Work required
Print only the lines from the top of the data through the line with "node[minimum width=172pt, minimum", both included, skipping every picture.

***** Supplied information

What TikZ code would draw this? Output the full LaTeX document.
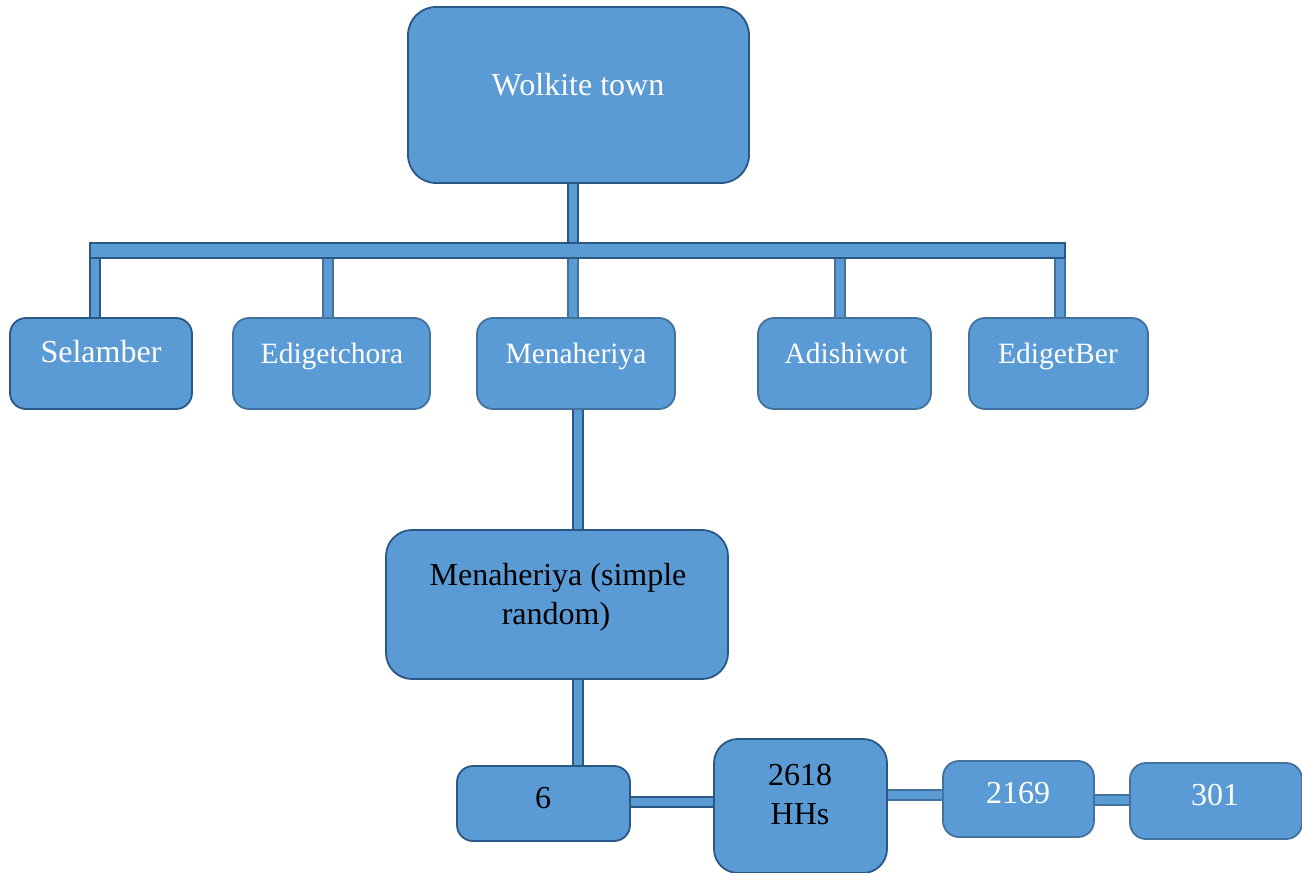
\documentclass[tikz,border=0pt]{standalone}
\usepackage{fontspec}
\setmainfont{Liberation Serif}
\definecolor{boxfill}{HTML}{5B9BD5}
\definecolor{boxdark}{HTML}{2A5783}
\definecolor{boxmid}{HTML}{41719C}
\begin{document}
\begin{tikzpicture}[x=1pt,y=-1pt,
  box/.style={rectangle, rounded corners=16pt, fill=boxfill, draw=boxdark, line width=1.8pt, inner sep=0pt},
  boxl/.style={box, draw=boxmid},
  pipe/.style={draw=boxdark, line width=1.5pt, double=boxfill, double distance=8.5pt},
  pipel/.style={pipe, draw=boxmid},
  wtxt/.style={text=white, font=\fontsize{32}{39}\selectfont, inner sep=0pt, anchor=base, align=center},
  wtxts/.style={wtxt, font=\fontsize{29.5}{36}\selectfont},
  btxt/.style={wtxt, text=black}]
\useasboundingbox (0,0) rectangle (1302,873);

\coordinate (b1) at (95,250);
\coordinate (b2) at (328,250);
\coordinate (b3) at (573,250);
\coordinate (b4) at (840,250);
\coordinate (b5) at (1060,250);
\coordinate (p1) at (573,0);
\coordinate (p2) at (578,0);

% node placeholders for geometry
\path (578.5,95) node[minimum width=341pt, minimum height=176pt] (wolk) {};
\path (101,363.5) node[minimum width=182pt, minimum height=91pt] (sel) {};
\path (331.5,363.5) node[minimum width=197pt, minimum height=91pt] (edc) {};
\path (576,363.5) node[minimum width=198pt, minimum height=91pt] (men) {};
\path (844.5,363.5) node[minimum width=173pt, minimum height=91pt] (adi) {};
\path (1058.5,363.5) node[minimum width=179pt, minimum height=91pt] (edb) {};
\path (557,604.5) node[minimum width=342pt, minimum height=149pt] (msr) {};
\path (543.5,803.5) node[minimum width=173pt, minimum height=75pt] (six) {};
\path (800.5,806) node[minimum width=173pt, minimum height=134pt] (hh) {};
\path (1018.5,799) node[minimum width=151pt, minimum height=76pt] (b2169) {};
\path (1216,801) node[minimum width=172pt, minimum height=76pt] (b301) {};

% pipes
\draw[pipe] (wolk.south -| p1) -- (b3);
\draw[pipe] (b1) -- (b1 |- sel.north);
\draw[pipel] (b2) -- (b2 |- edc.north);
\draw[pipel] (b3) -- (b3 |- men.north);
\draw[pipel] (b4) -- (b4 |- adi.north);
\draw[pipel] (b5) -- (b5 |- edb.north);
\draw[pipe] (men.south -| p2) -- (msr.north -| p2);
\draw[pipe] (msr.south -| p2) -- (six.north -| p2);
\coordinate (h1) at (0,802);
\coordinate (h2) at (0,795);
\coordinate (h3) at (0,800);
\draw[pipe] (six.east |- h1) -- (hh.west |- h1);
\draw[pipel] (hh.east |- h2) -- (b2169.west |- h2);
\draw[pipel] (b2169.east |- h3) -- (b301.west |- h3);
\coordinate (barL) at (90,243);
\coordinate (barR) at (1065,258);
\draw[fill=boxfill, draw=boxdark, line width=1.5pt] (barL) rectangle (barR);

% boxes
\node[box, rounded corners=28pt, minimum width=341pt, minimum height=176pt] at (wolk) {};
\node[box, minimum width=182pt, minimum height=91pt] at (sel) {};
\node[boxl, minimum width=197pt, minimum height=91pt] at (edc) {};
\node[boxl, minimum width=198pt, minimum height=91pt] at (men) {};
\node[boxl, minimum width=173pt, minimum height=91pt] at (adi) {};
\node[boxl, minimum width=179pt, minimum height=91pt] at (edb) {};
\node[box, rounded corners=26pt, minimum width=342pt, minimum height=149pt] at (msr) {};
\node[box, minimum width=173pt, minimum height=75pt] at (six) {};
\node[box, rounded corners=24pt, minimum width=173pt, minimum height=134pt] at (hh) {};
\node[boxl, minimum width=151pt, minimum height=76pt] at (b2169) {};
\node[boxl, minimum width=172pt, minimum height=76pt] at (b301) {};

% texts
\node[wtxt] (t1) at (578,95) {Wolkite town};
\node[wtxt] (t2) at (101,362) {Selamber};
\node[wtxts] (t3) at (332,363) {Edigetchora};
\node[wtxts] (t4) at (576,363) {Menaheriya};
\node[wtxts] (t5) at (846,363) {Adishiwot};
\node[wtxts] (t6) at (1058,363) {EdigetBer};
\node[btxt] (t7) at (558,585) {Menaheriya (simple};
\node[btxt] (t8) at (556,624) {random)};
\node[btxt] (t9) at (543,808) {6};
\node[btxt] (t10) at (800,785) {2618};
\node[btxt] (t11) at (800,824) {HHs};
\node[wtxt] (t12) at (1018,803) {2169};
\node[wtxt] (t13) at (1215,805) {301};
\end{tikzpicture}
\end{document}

**********

Solution to this exercise
What TikZ code would draw this? Output the full LaTeX document.
\documentclass[tikz,border=0pt]{standalone}
\usepackage{fontspec}
\setmainfont{Liberation Serif}
\definecolor{boxfill}{HTML}{5B9BD5}
\definecolor{boxdark}{HTML}{2A5783}
\definecolor{boxmid}{HTML}{41719C}
\begin{document}
\begin{tikzpicture}[x=1pt,y=-1pt,
  box/.style={rectangle, rounded corners=16pt, fill=boxfill, draw=boxdark, line width=1.8pt, inner sep=0pt},
  boxl/.style={box, draw=boxmid},
  pipe/.style={draw=boxdark, line width=1.5pt, double=boxfill, double distance=8.5pt},
  pipel/.style={pipe, draw=boxmid},
  wtxt/.style={text=white, font=\fontsize{32}{39}\selectfont, inner sep=0pt, anchor=base, align=center},
  wtxts/.style={wtxt, font=\fontsize{29.5}{36}\selectfont},
  btxt/.style={wtxt, text=black}]
\useasboundingbox (0,0) rectangle (1302,873);

\coordinate (b1) at (95,250);
\coordinate (b2) at (328,250);
\coordinate (b3) at (573,250);
\coordinate (b4) at (840,250);
\coordinate (b5) at (1060,250);
\coordinate (p1) at (573,0);
\coordinate (p2) at (578,0);

% node placeholders for geometry
\path (578.5,95) node[minimum width=341pt, minimum height=176pt] (wolk) {};
\path (101,363.5) node[minimum width=182pt, minimum height=91pt] (sel) {};
\path (331.5,363.5) node[minimum width=197pt, minimum height=91pt] (edc) {};
\path (576,363.5) node[minimum width=198pt, minimum height=91pt] (men) {};
\path (844.5,363.5) node[minimum width=173pt, minimum height=91pt] (adi) {};
\path (1058.5,363.5) node[minimum width=179pt, minimum height=91pt] (edb) {};
\path (557,604.5) node[minimum width=342pt, minimum height=149pt] (msr) {};
\path (543.5,803.5) node[minimum width=173pt, minimum height=75pt] (six) {};
\path (800.5,806) node[minimum width=173pt, minimum height=134pt] (hh) {};
\path (1018.5,799) node[minimum width=151pt, minimum height=76pt] (b2169) {};
\path (1216,801) node[minimum width=172pt, minimum height=76pt] (b301) {};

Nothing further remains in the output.